For you two, anything.

Tell Jax I'm sending him the therapy bill for my emotional trauma. His stupid perfect hair gives me nightmares.

Another photo appeared, this time just the girls, Sierra pretending to swoon while Estelle caught her.

Jax (The Girls)

OMG JAX IS THREATENING TO BREAK DOWN THE DOOR!

We made Connor buy us nachos to watch your fight.

Uh oh.

Gotta go, they’re getting that look! Byeeee!

I hearted the photo, oddly touched. The thought of them all there, watching me fight, settled something restless inside me.

Even if the guys pretended they were just there to critique my technique, and even if the girls were mostly enjoying the show and stolen nachos.

Adrian

Run fast, girls. I'll avenge your deaths at their funeral.

I tossed my phone onto the bench and let myself sink into the afterglow. The ache in my jaw, the sting in my ribs, the way my heart still hammered like a war drum.

This was living.

I stretched, rolling my shoulders, admiring how my tattoos shiftedover muscle. Each was a memory, a trophy, a piece of the life I’d survived.
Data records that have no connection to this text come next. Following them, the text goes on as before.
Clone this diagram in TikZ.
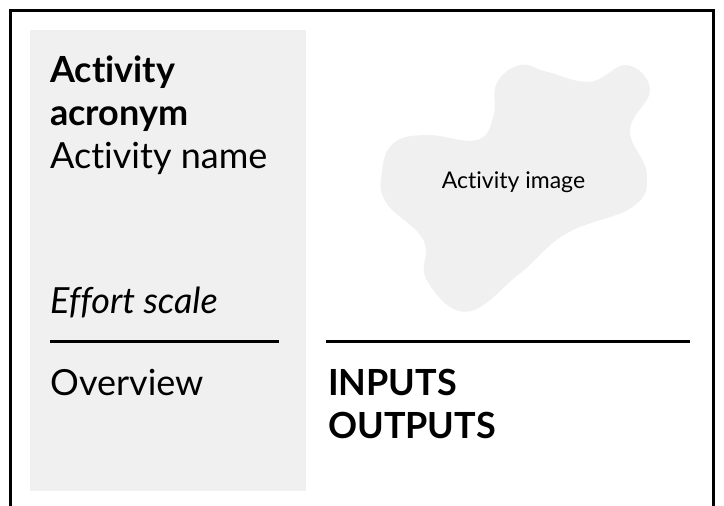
\documentclass[tikz,border=0pt]{standalone}
\usepackage{fontspec}
\setmainfont{Lato}[Ligatures=NoCommon]
\usetikzlibrary{positioning}

\definecolor{panelgray}{HTML}{F0F0F0}

\tikzset{
	frame/.style={line width=3.8pt, line cap=rect},
	rule/.style={line width=3pt},
	panel/.style={fill=panelgray, draw=none},
	label/.style={inner sep=0pt, anchor=base west, font=\fontsize{36}{43}\selectfont},
	blobtext/.style={inner sep=0pt, font=\fontsize{23}{27}\selectfont},
}

\begin{document}
\begin{tikzpicture}[x=1pt, y=-1pt]
	\useasboundingbox (0,0) rectangle (724,506);
	
	% outer frame, open at the bottom
	\draw[frame] (10.5,520) -- (10.5,10.5) -- (713.5,10.5) -- (713.5,520);
	
	% left panel
	\fill[panel] (30,30) rectangle (306,491);
	
	% image placeholder
	\fill[panelgray] plot[smooth cycle, tension=0.7] coordinates {
		(496.7,83.3) (520,65) (546.7,71.7) (590,81.7) (626.7,65) (650,90)
		(630,130) (646.7,173.3) (633,206.7) (566.7,233.3) (520,273.3)
		(466.7,311.7) (426.7,280) (423.3,240) (386.7,203.3) (381.7,173.3)
		(393.3,143.3) (426.7,135) (476.7,140) (493.3,116.7)};
	\node[blobtext] (image) at (513.5,182) {Activity image};
	
	% left column
	\node[label, font=\fontsize{36}{43}\selectfont\bfseries] (acttitle) at (50,82) {Activity};
	\node[label, font=\fontsize{36}{43}\selectfont\bfseries, below=43pt of acttitle.base west, anchor=base west] (acronym) {acronym};
	\node[label, below=43pt of acronym.base west, anchor=base west] (actname) {Activity name};
	\node[label, font=\fontsize{36}{43}\selectfont\itshape] (effort) at (50,313) {Effort scale};
	\node[label] (overview) at (50,395) {Overview};
	
	% right column
	\node[label, font=\fontsize{36}{43}\selectfont\bfseries] (inputs) at (328,395) {INPUTS};
	\node[label, font=\fontsize{36}{43}\selectfont\bfseries, below=43pt of inputs.base west, anchor=base west] (outputs) {OUTPUTS};
	
	% rules
	\coordinate (lrulea) at (50,341);
	\coordinate (lruleb) at (279,341);
	\coordinate (rrulea) at (326,341);
	\coordinate (rruleb) at (690,341);
	\draw[rule] (lrulea) -- (lruleb);
	\draw[rule] (rrulea) -- (rruleb);
	
\end{tikzpicture}
\end{document}
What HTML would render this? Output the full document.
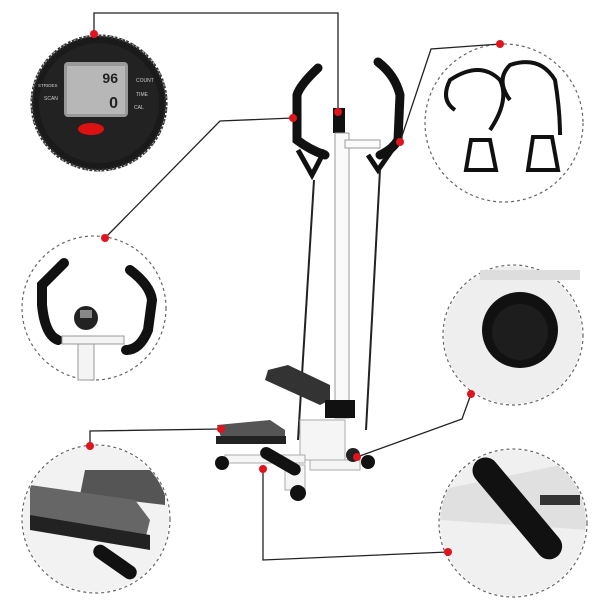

I caught a glimpse of the other guy being helped out of the ring, his face a ruin of swelling and blood, and felt a surge of satisfaction.

I wasn’t cruel for the sake of it. I just liked seeing what people were made of when you stripped away the pretense. Some broke easily, some surprised you. Most just disappointed.

I pulled on my leather jacket and headed out into the night. The city was humming, neon and alive, and I felt like I could chew through steel.

I ducked into a shop, grabbed a bottle of water and a pack of sour gummies, and flashed a bloody grin at the cashier. She didn’t even flinch. Around here was tough like that.

Outside, I leaned against a streetlamp, letting the cool air sting my skin. I texted Jax again, just to annoy him and see if he’d gotten his phone back:

Adrian

Tell Leo Uncle Adrian says hi. And that I hit harder than you, Lion.

I could practically hear Jax’s indignant sputtering from here. The guy had an ego larger than the Earth, but he’d never beat me at trash talk.

The city hummed around me, neon bleeding through the cracks in brick walls, but inside my chest, it was quieter than it had been in years.

Not peace, I’d never known that particular luxury, but something like a truce with the beast that lived beneath my ribs.

I'd been chasing that silence since I was born and learned how pain felt. Pain had been the first language I'd mastered, spoken fluently in bruises that bloomed purple-black across ribs too small to take the hits.

My parents hadn't loved—they'd consumed, devoured, left me rawand feral, reading micro-expressions like my life depended on it. Because it had.

The twitch of an eye meant incoming violence. A certain tilt of the head meant the bottle was empty and someone needed to bleed for it.

I'd learned to hunt emotions in faces before I could properly read books, tracking danger like an animal scenting predators on the wind.